## EXERCISE INSTRUCTIONS
Return only the lines from the top of the data down to the one that holds "var yTicks = [0, 5000, 10000, 15000];", both included, without any pictures.

## COLLECTED DATA
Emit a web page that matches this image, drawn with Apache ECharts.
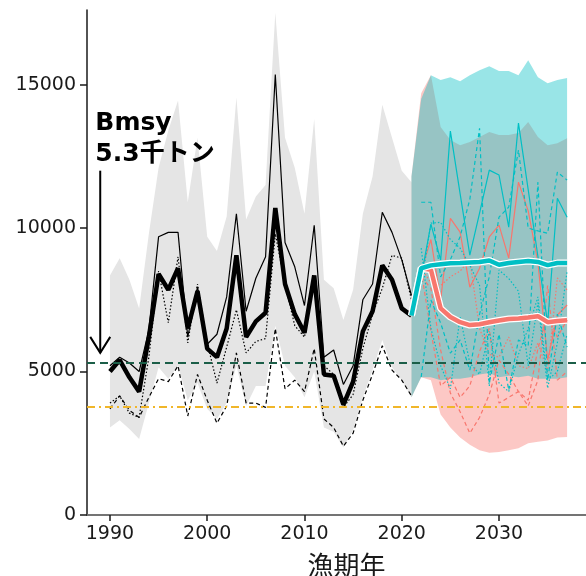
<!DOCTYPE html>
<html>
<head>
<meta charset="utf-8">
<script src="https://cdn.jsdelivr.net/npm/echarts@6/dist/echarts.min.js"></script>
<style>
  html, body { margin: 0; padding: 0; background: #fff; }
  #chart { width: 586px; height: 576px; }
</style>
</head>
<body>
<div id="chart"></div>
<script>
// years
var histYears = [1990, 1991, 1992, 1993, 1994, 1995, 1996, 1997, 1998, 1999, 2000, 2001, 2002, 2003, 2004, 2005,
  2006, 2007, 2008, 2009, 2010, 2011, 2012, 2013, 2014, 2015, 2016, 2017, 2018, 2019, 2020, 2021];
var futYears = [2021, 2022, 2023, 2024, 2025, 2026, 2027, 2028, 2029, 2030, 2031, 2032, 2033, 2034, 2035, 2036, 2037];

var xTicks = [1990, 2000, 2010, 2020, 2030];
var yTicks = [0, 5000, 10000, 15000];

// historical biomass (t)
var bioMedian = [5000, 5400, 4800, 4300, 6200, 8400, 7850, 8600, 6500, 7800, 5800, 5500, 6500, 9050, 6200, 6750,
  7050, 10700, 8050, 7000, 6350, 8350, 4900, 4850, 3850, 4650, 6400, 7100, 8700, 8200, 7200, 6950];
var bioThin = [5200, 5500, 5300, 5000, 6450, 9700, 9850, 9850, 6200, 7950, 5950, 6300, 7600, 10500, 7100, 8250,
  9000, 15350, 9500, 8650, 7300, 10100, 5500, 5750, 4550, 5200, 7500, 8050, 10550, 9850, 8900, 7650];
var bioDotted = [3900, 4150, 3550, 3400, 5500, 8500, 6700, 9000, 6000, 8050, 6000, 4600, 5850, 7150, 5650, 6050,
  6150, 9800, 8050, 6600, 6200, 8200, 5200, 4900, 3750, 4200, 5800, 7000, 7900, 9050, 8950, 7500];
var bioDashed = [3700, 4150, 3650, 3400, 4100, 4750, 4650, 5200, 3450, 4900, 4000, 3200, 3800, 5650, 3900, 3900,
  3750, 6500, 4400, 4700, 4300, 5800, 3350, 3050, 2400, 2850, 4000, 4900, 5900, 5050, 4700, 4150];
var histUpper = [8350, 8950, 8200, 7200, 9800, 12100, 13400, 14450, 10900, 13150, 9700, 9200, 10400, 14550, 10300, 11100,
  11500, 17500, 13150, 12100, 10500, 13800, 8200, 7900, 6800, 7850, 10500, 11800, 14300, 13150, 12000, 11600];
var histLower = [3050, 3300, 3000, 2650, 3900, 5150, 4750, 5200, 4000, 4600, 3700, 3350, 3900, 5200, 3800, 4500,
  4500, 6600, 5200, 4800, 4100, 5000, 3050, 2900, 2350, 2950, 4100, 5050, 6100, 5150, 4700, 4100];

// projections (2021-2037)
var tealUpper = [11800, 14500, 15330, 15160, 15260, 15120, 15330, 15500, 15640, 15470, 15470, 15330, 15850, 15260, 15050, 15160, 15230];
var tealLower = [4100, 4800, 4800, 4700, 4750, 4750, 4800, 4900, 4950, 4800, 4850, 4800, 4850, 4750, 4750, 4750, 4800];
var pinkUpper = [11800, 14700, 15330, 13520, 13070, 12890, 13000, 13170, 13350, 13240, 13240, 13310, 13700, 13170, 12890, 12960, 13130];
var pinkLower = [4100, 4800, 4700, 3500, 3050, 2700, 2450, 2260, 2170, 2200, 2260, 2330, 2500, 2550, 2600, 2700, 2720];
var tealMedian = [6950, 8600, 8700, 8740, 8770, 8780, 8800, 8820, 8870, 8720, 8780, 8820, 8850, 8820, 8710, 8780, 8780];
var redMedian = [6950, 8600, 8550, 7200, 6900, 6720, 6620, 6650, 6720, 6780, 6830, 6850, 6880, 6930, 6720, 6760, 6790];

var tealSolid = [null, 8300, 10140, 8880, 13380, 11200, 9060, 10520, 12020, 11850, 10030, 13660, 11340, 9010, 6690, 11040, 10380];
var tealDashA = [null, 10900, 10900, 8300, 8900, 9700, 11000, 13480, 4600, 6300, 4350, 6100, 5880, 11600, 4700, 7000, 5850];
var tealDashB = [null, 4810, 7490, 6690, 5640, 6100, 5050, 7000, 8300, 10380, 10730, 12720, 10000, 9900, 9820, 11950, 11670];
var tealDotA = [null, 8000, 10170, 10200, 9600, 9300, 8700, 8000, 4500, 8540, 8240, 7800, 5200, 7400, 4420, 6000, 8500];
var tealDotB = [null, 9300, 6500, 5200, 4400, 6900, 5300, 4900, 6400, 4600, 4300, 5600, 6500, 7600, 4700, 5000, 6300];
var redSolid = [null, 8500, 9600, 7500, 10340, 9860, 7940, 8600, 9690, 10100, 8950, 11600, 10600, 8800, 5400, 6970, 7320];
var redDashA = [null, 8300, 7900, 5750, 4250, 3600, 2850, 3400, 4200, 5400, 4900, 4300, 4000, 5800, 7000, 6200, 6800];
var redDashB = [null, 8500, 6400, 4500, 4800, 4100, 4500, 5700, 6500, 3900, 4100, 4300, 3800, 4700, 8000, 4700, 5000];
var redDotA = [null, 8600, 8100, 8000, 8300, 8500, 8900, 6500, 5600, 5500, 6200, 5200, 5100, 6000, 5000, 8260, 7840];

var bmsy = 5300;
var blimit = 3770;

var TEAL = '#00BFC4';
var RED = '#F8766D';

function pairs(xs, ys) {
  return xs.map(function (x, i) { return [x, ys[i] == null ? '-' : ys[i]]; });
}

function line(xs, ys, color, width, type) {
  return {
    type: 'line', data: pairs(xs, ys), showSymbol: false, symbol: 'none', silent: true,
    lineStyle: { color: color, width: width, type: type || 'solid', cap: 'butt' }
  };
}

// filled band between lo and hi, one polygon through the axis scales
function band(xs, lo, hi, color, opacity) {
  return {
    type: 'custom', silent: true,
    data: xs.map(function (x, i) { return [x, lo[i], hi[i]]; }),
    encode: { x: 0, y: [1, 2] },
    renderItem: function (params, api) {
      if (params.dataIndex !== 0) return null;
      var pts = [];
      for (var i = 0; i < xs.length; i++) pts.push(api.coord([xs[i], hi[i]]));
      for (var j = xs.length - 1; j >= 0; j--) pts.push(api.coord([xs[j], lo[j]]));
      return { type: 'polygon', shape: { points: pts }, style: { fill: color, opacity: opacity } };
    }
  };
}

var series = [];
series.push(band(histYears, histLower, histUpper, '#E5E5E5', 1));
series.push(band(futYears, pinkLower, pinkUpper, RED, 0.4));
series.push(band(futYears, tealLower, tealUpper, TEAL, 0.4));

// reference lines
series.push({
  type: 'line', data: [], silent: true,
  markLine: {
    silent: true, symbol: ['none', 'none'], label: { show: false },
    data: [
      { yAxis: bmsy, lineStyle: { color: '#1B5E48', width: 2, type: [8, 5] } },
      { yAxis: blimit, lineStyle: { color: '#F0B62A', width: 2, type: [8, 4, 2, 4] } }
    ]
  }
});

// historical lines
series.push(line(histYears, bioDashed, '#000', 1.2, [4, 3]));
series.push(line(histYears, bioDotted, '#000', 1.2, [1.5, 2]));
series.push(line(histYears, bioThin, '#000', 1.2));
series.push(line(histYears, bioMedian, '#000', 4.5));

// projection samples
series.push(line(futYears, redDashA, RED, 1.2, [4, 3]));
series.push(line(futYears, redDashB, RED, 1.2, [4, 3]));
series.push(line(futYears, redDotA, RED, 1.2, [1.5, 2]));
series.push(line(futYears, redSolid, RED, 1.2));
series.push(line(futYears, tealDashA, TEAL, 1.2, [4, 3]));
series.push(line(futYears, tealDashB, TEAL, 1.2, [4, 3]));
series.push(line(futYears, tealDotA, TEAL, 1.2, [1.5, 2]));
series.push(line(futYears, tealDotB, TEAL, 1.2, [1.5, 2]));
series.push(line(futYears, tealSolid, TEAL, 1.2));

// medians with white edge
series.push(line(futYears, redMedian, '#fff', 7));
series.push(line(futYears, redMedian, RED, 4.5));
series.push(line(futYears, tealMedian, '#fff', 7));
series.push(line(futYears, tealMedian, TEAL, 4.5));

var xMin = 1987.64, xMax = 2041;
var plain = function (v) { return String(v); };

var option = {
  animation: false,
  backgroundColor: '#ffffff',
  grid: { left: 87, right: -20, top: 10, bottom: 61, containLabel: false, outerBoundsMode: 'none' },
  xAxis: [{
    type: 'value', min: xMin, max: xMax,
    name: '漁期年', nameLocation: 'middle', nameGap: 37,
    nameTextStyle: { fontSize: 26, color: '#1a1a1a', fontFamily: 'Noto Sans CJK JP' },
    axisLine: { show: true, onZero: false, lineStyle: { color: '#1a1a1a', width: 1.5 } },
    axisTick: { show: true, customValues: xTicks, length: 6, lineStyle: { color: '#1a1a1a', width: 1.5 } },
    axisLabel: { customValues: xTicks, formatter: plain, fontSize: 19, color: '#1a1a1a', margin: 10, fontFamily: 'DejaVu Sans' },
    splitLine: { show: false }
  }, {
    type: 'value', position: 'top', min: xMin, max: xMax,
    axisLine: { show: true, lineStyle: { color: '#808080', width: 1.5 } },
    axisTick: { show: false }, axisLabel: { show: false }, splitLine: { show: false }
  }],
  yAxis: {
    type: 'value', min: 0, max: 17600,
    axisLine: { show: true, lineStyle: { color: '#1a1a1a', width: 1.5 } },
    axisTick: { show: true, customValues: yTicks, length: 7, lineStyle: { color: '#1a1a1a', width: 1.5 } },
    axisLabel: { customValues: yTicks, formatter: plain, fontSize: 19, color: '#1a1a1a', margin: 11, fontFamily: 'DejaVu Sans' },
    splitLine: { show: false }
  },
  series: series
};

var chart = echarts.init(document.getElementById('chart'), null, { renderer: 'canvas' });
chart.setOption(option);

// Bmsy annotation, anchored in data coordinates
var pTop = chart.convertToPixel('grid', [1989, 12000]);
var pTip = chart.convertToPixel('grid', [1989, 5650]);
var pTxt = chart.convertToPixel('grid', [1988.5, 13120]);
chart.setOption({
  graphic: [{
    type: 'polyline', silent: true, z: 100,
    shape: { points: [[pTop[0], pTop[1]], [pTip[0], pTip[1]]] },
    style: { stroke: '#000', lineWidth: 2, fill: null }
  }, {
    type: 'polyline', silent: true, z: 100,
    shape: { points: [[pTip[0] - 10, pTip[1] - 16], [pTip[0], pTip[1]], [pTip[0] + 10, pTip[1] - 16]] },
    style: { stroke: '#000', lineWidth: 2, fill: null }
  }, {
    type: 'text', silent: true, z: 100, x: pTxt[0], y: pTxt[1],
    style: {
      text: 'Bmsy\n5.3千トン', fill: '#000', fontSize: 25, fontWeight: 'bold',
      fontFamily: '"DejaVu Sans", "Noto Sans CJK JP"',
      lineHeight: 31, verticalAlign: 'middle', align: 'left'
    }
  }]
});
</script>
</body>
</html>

## WRITTEN ANSWER
Emit a web page that matches this image, drawn with Apache ECharts.
<!DOCTYPE html>
<html>
<head>
<meta charset="utf-8">
<script src="https://cdn.jsdelivr.net/npm/echarts@6/dist/echarts.min.js"></script>
<style>
  html, body { margin: 0; padding: 0; background: #fff; }
  #chart { width: 586px; height: 576px; }
</style>
</head>
<body>
<div id="chart"></div>
<script>
// years
var histYears = [1990, 1991, 1992, 1993, 1994, 1995, 1996, 1997, 1998, 1999, 2000, 2001, 2002, 2003, 2004, 2005,
  2006, 2007, 2008, 2009, 2010, 2011, 2012, 2013, 2014, 2015, 2016, 2017, 2018, 2019, 2020, 2021];
var futYears = [2021, 2022, 2023, 2024, 2025, 2026, 2027, 2028, 2029, 2030, 2031, 2032, 2033, 2034, 2035, 2036, 2037];

var xTicks = [1990, 2000, 2010, 2020, 2030];
var yTicks = [0, 5000, 10000, 15000];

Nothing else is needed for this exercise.